Two weeks after the Competition Bureau (the bureau) announced a settlement agreement was reached with four e-book publishers,1 a leading Canadian e-book retailer filed an application with the Competition Tribunal to challenge the agreement.2 Kobo Inc. obtained a stay of the consent agreement,3 which was to go into effect on 20 March 2014, arguing that it would harm its ability to compete in the e-book market in Canada. A hearing will be held to determine whether the agreement will stand, be amended, or rescinded.
On 7 February 2014, the bureau announced that it had reached a consent agreement with four e-book publishers, Hachette Book Group Canada, HarperCollins Canada, Simon & Schuster Canada, and Macmillan Canada, to resolve its concerns over conduct the bureau alleged violated section 90.1 of the Competition Act. That provision prohibits agreements among competitors that result in a substantial lessening of competition. The bureau argued that various clauses in the distribution agreements between the publishers and individual e-book retailers had the effect of restricting retail price competition. The consent agreement will, among other things, require that the publishers remove or amend the clauses in question.
The settlement followed an 18-month investigation by the bureau. The bureau’s concerns mirrored those of other enforcement agencies, notably in the United States and the EU. Settlements were reached in the US in 2012 and 2013, and in the EU in 2013. These were discussed in detail in our October 2013 issue.4 In short, the publishers had each adopted an agency distribution model that allowed them to set the end retail price for their products, with the seller serving as agent and receiving a percentage of the selling price as compensation. In the bureau’s view, this arrangement had the effect of restricting retail price competition, and eliminating this model will allow retailers to offer discounts on e-books. In addition, the publishers included so-called “most-favoured nations” clauses in their agreements with retailers that had the effect of making the retail price of an e-book sold by one retailer dependent on the retail price of the same e-book sold by another retailer.
The Challenge to the Settlement
The commissioner of competition can register a consent agreement with the tribunal, following which the agreement carries the same force of law as an order of the tribunal5 assuming that the consent agreement is based on terms that could be the subject of an order of the tribunal.6 Until 2002, the tribunal had the power to approve the terms of a proposed consent order, and the tribunal had exercised its discretion in the past to reject proposed orders. After the Competition Act was amended in 2002, the tribunal lost its authority to approve proposed orders, but persons directly affected by a registered consent agreement could apply to the tribunal to rescind or vary the agreement if the tribunal found that the person established that the terms could not be the subject of an order of the tribunal.7
Kobo, the leading e-book retailer in Canada, filed an application to contest the consent agreement among the commissioner and the e-book publishers. Kobo claimed that it would be directly affected by the agreement, as the publishers were required to amend their contracts with Kobo. Under the existing agency contracts, retailers such as Kobo typically receive 30 per cent of the retail price as a commission. Kobo argued that it would bear all of the cost of the change in distribution model, as the agreement with the commissioner permits the publishers to continue to receive 70 per cent of the retail price, with Kobo having to absorb the loss of any discount it offered from the retail price.
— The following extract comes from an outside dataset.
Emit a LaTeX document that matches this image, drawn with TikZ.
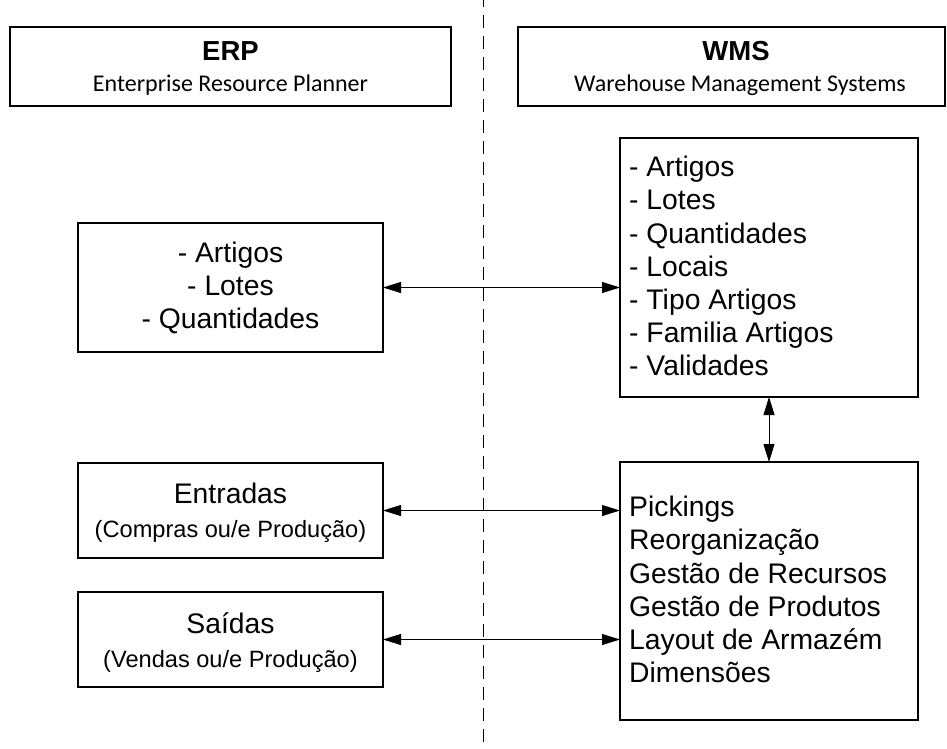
\documentclass[tikz,border=0pt]{standalone}
\usepackage{fontspec}
\setmainfont{Liberation Sans}
\newfontfamily\calfont{Carlito}
\usetikzlibrary{arrows.meta}
\begin{document}
\begin{tikzpicture}[x=1pt,y=-1pt,
  box/.style={draw, line width=1.3pt, inner sep=0pt, outer sep=0pt},
  link/.style={line width=0.9pt, {Triangle[length=18pt,width=11pt]}-{Triangle[length=18pt,width=11pt]}},
  main/.style={inner sep=0pt, anchor=base, font=\fontsize{28.3}{33}\selectfont},
  mainl/.style={main, anchor=base west},
  sub/.style={inner sep=0pt, anchor=base, font=\fontsize{23.6}{28}\selectfont},
  head/.style={inner sep=0pt, anchor=base, font=\fontsize{27.5}{32}\selectfont\bfseries},
  headsub/.style={inner sep=0pt, anchor=base, font=\calfont\fontsize{24}{29}\selectfont},
]
\useasboundingbox (0,0) rectangle (947,748);
\fill[white] (0,0) rectangle (947,748);

% divider
\coordinate (dtop) at (483.5,0);
\coordinate (dbot) at (483.5,748);
\draw[line width=1.3pt, dash pattern=on 13pt off 8pt, dash phase=6pt] (dtop) -- (dbot);

% header boxes
\node[box, minimum width=441pt, minimum height=79pt] (erp) at (230.5,66.5) {};
\node[head] (erpt) at (230.5,60) {ERP};
\node[headsub] (erps) at (230.5,91) {Enterprise Resource Planner};

\node[box, minimum width=427pt, minimum height=79pt] (wms) at (731.5,66.5) {};
\node[head] (wmst) at (736,60) {WMS};
\node[headsub] (wmss) at (740,91) {Warehouse Management Systems};

% left boxes
\node[box, minimum width=305pt, minimum height=129pt] (l1) at (230.5,287.5) {};
\node[main] (l1a) at (230.5,262) {- Artigos};
\node[main] (l1b) at (230.5,295) {- Lotes};
\node[main] (l1c) at (230.5,328) {- Quantidades};

\node[box, minimum width=305pt, minimum height=95pt] (ent) at (230.5,510.5) {};
\node[main] (entt) at (230.5,503) {Entradas};
\node[sub] (ents) at (230.5,537) {(Compras ou/e Produção)};

\node[box, minimum width=305pt, minimum height=95pt] (sai) at (230.5,639.5) {};
\node[main] (sait) at (230.5,633) {Saídas};
\node[sub] (sais) at (230.5,667) {(Vendas ou/e Produção)};

% right boxes
\node[box, minimum width=298pt, minimum height=259pt] (r1) at (769,267.5) {};
\foreach \t [count=\i] in {- Artigos,- Lotes,- Quantidades,- Locais,- Tipo Artigos,- Familia Artigos,- Validades}
  \node[mainl] (r1t\i) at (629,{176.7+33.2*(\i-1)}) {\t};

\node[box, minimum width=298pt, minimum height=258pt] (r2) at (769,591) {};
\foreach \t [count=\i] in {Pickings,Reorganização,Gestão de Recursos,Gestão de Produtos,Layout de Armazém,Dimensões}
  \node[mainl] (r2t\i) at (629,{516.7+33.2*(\i-1)}) {\t};

% connectors
\draw[link] (l1.east) -- (l1.east -| r1.west);
\draw[link] (ent.east) -- (ent.east -| r2.west);
\draw[link] (sai.east) -- (sai.east -| r2.west);
\draw[link] (r1.south) -- (r2.north);
\end{tikzpicture}
\end{document}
Kobo also argued that the agreement does not make clear that the commissioner has established all of the elements that would be needed to show that section 90.1 of the act was contravened. For example, neither the commissioner’s press release nor the consent agreement itself make clear that there was proof of an existing or proposed agreement among the competing publishers. The materials refer to vertical (distribution) agreements between each publisher and retailers, but not between publishers. Section 90.1 of the act requires that there be an agreement between or among competitors. Kobo also raises the point that if the agreements that were subject to enforcement proceedings and settlements outside of Canada applied in Canada (and there was no evidence to suggest they did), the settlements reached with antitrust agencies in those other jurisdictions means those agreements are no longer in force. Section 90.1 of the act only applies to existing or potential agreements.
The commissioner countered that a consent agreement need not be tied to the substance of the statutory provision in issue. Rather, there are only three basic requirements for a valid consent agreement under the Competition Tribunal Rules,8 and in this case they are met. In addition, even if there must be a connection to the provision in question, section 90.1 grants the tribunal the power to prohibit a person, on consent of that person and the commissioner, from taking “any other action”. As such, in the commissioner’s view, the consent agreement was properly registered.
The Stay Decision
The tribunal has not issued its decision on the merits of the challenge. Rather, it granted Kobo a stay of the agreement pending the outcome of its challenge. In that regard, Kobo succeeded in meeting the three tests identified by the Supreme Court of Canada for the granting of a stay: (i) there is a serious issue to be tried; (ii) the applicant will suffer irreparable harm if the stay is not granted; and (iii) the balance of convenience favours granting the stay.9
The hearing on the merits has not yet been scheduled.